Parallèlement à l’acquisition de ce nouveau langage, des processus d’improvisation, en alternant les rôles de soundpainter et soundpainted, aideront à articuler des matériels musicaux qui constitueront les bases d’un nouveau répertoire. Ce dernier se structurera ultérieurement pour déboucher sur un parcours artistique scénique. L’utilisation et la création d’écrits seront intégrées au processus d’écriture du livret.
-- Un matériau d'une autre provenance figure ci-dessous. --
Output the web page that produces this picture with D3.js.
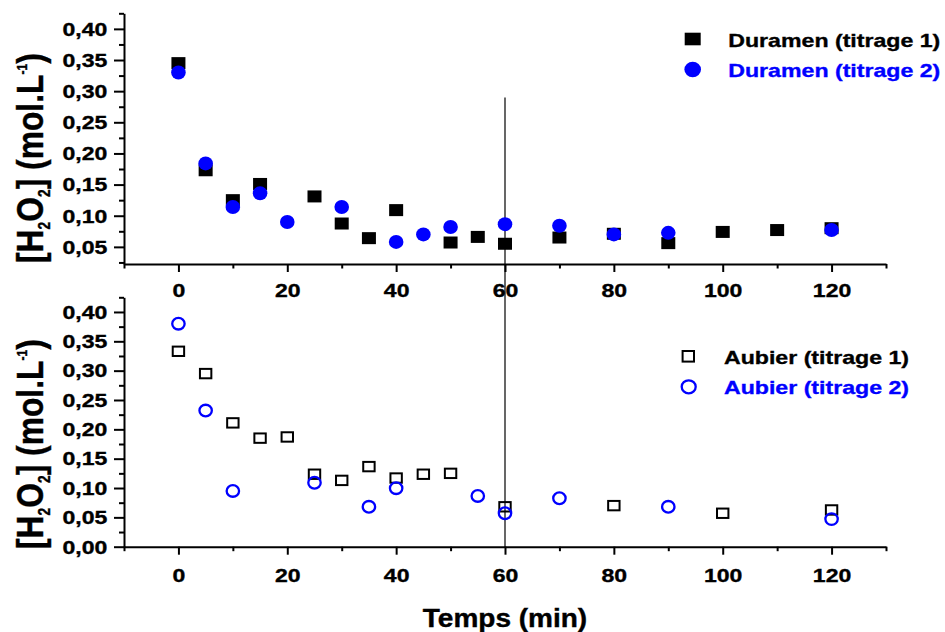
<!DOCTYPE html>
<html><head><meta charset="utf-8">
<script src="https://cdn.jsdelivr.net/npm/d3@7"></script>
<style>
body{margin:0;background:#fff}
svg{display:block}
text{font-family:"Liberation Sans",Arial,sans-serif;font-weight:bold}
</style>
</head><body>
<svg id="c" width="945" height="632"></svg>
<script>
// ---- data ----
const durT1X = [0,5,10,15,25,30,35,40,50,55,60,70,80,90,100,110,120];
const durT1Y = [0.345,0.173,0.125,0.151,0.131,0.0875,0.064,0.109,0.057,0.066,0.055,0.065,0.071,0.056,0.074,0.077,0.080];
const durT2X = [0,5,10,15,20,30,40,45,50,60,70,80,90,120];
const durT2Y = [0.330,0.184,0.114,0.136,0.090,0.114,0.058,0.070,0.082,0.0865,0.084,0.070,0.0725,0.077];
const aubT1X = [0,5,10,15,20,25,30,35,40,45,50,60,80,100,120];
const aubT1Y = [0.333,0.295,0.211,0.185,0.187,0.1235,0.113,0.1365,0.117,0.1235,0.125,0.068,0.070,0.057,0.0626];
const aubT2X = [0,5,10,25,35,40,55,60,70,90,120];
const aubT2Y = [0.380,0.232,0.095,0.109,0.068,0.0997,0.0865,0.057,0.0826,0.068,0.047];

const xMajorTicks = [0,20,40,60,80,100,120];
const xMinorTicks = [-10,10,30,50,70,90,110,130];
const yMajorTicksTop = [0.05,0.10,0.15,0.20,0.25,0.30,0.35,0.40];
const yMajorTicksBottom = [0.00,0.05,0.10,0.15,0.20,0.25,0.30,0.35,0.40];
const yMinorTicks = [0.025,0.075,0.125,0.175,0.225,0.275,0.325,0.375,0.425];
const legendTop = ["Duramen (titrage 1)","Duramen (titrage 2)"];
const legendBottom = ["Aubier (titrage 1)","Aubier (titrage 2)"];
const xTitle = "Temps (min)";
const markLineX = 60;

const BLUE = "#0000ff";
const svg = d3.select("#c");
const X0 = 124, X1 = 886;
const x = d3.scaleLinear().domain([-10,130]).range([X0,X1]);
const fmtY = v => d3.format(".2f")(v).replace(".", ",");

function axes(yScale, yBase, majors, labelOff){
  const gm = svg.append("g").attr("transform",`translate(${X0},0)`)
    .call(d3.axisLeft(yScale).tickValues(yMinorTicks.filter(v=>v>=yScale.domain()[0]-1e-9)).tickSize(5).tickSizeOuter(0).tickFormat(""));
  gm.select(".domain").remove();
  const gy = svg.append("g").attr("transform",`translate(${X0},0)`)
    .call(d3.axisLeft(yScale).tickValues(majors).tickSize(10).tickSizeOuter(0).tickFormat(fmtY));
  gy.selectAll("text").attr("x",0).attr("dy","0.35em").attr("font-size",18)
    .attr("transform","translate(-16.7,0) scale(1.28,1)");
  const gxm = svg.append("g").attr("transform",`translate(0,${yBase})`)
    .call(d3.axisBottom(x).tickValues(xMinorTicks).tickSize(4.5).tickSizeOuter(0).tickFormat(""));
  gxm.select(".domain").remove();
  const gx = svg.append("g").attr("transform",`translate(0,${yBase})`)
    .call(d3.axisBottom(x).tickValues(xMajorTicks).tickSize(8).tickSizeOuter(0).tickFormat(d3.format("d")));
  gx.selectAll("text").attr("y",0).attr("dy",0).attr("font-size",18)
    .attr("transform",`translate(0,${labelOff}) scale(1.28,1)`);
  svg.selectAll(".domain, .tick line").attr("stroke","#000").attr("stroke-width",2);
  svg.selectAll(".tick text").attr("fill","#000").attr("font-family",null)
    .attr("stroke","#000").attr("stroke-width",0.35);
}

function yLabel(px, pyBottom){
  const t = svg.append("text").attr("font-size",37).attr("stroke","#000").attr("stroke-width",0.4)
    .attr("transform",`translate(${px},${pyBottom}) rotate(-90) scale(0.86,1)`);
  t.append("tspan").text("[H");
  t.append("tspan").attr("font-size",16).attr("dy",6.7).text("2");
  t.append("tspan").attr("dy",-6.7).text("O");
  t.append("tspan").attr("font-size",16).attr("dy",6.7).text("2");
  t.append("tspan").attr("dy",-6.7).text("] (mol.L");
  t.append("tspan").attr("font-size",14).attr("dy",-16.6).text("-1");
  t.append("tspan").attr("dy",16.6).text(")");
}

function legendText(str, px, py, color){
  svg.append("text").attr("font-size",18.5).attr("fill",color).attr("stroke",color).attr("stroke-width",0.35)
    .attr("transform",`translate(${px},${py}) scale(1.25,1)`).text(str);
}

// ---- top panel ----
const yT = d3.scaleLinear().domain([0.0225,0.425]).range([264,13.3]);
axes(yT, 264, yMajorTicksTop, 32.7);

// ---- bottom panel ----
const yB = d3.scaleLinear().domain([0,0.425]).range([546.7,297.3]);
axes(yB, 546.7, yMajorTicksBottom, 35);

// vertical reference line at t=60
svg.append("line").attr("x1",x(markLineX)).attr("x2",x(markLineX))
  .attr("y1",97.5).attr("y2",547).attr("stroke","#000").attr("stroke-width",1.2);

// top markers
const dT1 = durT1X.map((v,i)=>({x:v,y:durT1Y[i]}));
const dT2 = durT2X.map((v,i)=>({x:v,y:durT2Y[i]}));
svg.append("g").selectAll("rect").data(dT1).join("rect")
  .attr("x",d=>x(d.x)-7).attr("y",d=>yT(d.y)-6).attr("width",14).attr("height",12).attr("fill","#000");
svg.append("g").selectAll("ellipse").data(dT2).join("ellipse")
  .attr("cx",d=>x(d.x)).attr("cy",d=>yT(d.y)).attr("rx",7.3).attr("ry",7).attr("fill",BLUE);

// bottom markers
const aT1 = aubT1X.map((v,i)=>({x:v,y:aubT1Y[i]}));
const aT2 = aubT2X.map((v,i)=>({x:v,y:aubT2Y[i]}));
svg.append("g").selectAll("rect").data(aT1).join("rect")
  .attr("x",d=>x(d.x)-5.7).attr("y",d=>yB(d.y)-4.7).attr("width",11.4).attr("height",9.4)
  .attr("fill","none").attr("stroke","#000").attr("stroke-width",2);
svg.append("g").selectAll("ellipse").data(aT2).join("ellipse")
  .attr("cx",d=>x(d.x)).attr("cy",d=>yB(d.y)).attr("rx",6.2).attr("ry",5.8)
  .attr("fill","none").attr("stroke",BLUE).attr("stroke-width",2.3);

// legends
svg.append("rect").attr("x",692.7-8).attr("y",39-6.3).attr("width",16).attr("height",12.6).attr("fill","#000");
svg.append("ellipse").attr("cx",692.7).attr("cy",69.5).attr("rx",8.3).attr("ry",7.8).attr("fill",BLUE);
legendText(legendTop[0], 728.3, 46.7, "#000");
legendText(legendTop[1], 728.3, 77, BLUE);

svg.append("rect").attr("x",688.3-5.7).attr("y",356.3-5.3).attr("width",11.4).attr("height",10.6)
  .attr("fill","none").attr("stroke","#000").attr("stroke-width",2);
svg.append("ellipse").attr("cx",688.7).attr("cy",386.8).attr("rx",7).attr("ry",6.5)
  .attr("fill","none").attr("stroke",BLUE).attr("stroke-width",2.3);
legendText(legendBottom[0], 724, 364, "#000");
legendText(legendBottom[1], 724, 394.3, BLUE);

// axis titles
yLabel(43.3, 263);
yLabel(43.3, 549);
svg.append("text").attr("font-size",25).attr("text-anchor","middle").attr("stroke","#000").attr("stroke-width",0.4)
  .attr("transform",`translate(${(X0+X1)/2},626.5) scale(1.12,1)`).text(xTitle);
</script>
</body></html>
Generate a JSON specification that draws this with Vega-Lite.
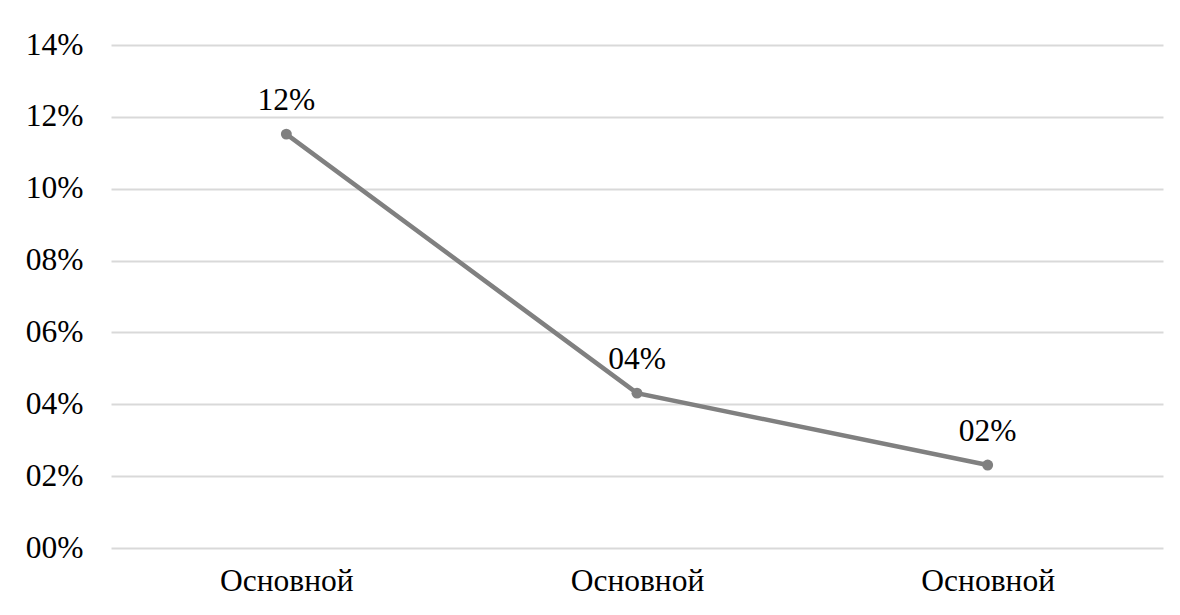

Fanny Blondel, professeur de lettres en disponibilité, propose de mener, avec l’ensemble des différents groupes constitutifs d’altersound, des ateliers réguliers d’ici les vacances de Noël 2015. Ces ateliers fourniront la matière, « l’histoire » comme disent les enfants, permettant à Fanny Blondel, de proposer une synthèse artistique sous la forme d’un livret d’opéra intitulé « système 22 ». Nous avons organisé notre travail de création en 4 temps distincts :

  • Une première année (2013-2014) d’exploration des langages, d’accumulation de matériaux musicaux, de textes, de mouvements, donnant lieu et prétexte à des performances régulières (point de bascule, école maternelle Busserine) avec les acteurs de La Busserine.
  • Une seconde année (2014-2015) d’approfondissement de cette exploration, de structuration des différents éléments artistiques, de rencontres entre les différentes entités constituantes du projet, donnant lieu et prétexte à des performances régulières (à l’ECB, à l’Agora, au collège Pythéas) avec les mêmes acteurs que l’année précédente et l’ajout de la classe du collège Pythéas.
  • Un troisième année (2015-2016) de première étape de création d’une nouvelle œuvre vocale construite à partir des matériaux produits pendant ces deux années d’exploration, avec les différents acteurs nommés ci-dessus, produits également à partir des ateliers d’écriture mené par Fanny Blondel à l’automne 2015. Le projet sort à présent de l’enceinte de la cité de La Busserine pour s’étendre sur l’ensemble des quartiers nord de Marseille : Malpassé, La Viste, La Savine et Saint-Henri-l ‘Estaque.Cette première étape de création aboutira à trois présentations de travail en cours au printemps prochain, l’une au théâtre du Merlan (dans le cadre des envolées de mai) et les deux autres à la Friche de La Belle De Mai en collaboration avec le théâtre Massalia
  • Une dernière année (2016-2017), étape finale de création menant l’ensemble des participants à la réalisation d’un opéra, œuvre artistique ambitieuse, de rayonnement régional, portée par de grandes structures artistiques marseillaises : Le Merlan, Le théâtre Massalia, La Criée, l’Opéra de Marseille.

 

En juin 2014 puis en juin 2015, ces travaux ont donné lieu à des présentations publiques au Point de Bascule (rue Breteuil) et à l’Espace Culturel Busserine (ECB), réunissant une soixantaine d’enfants et adolescents du quartier (deux classes de primaire, une classe de collégiens et un groupe d’adolescents réunis hors-temps scolaire).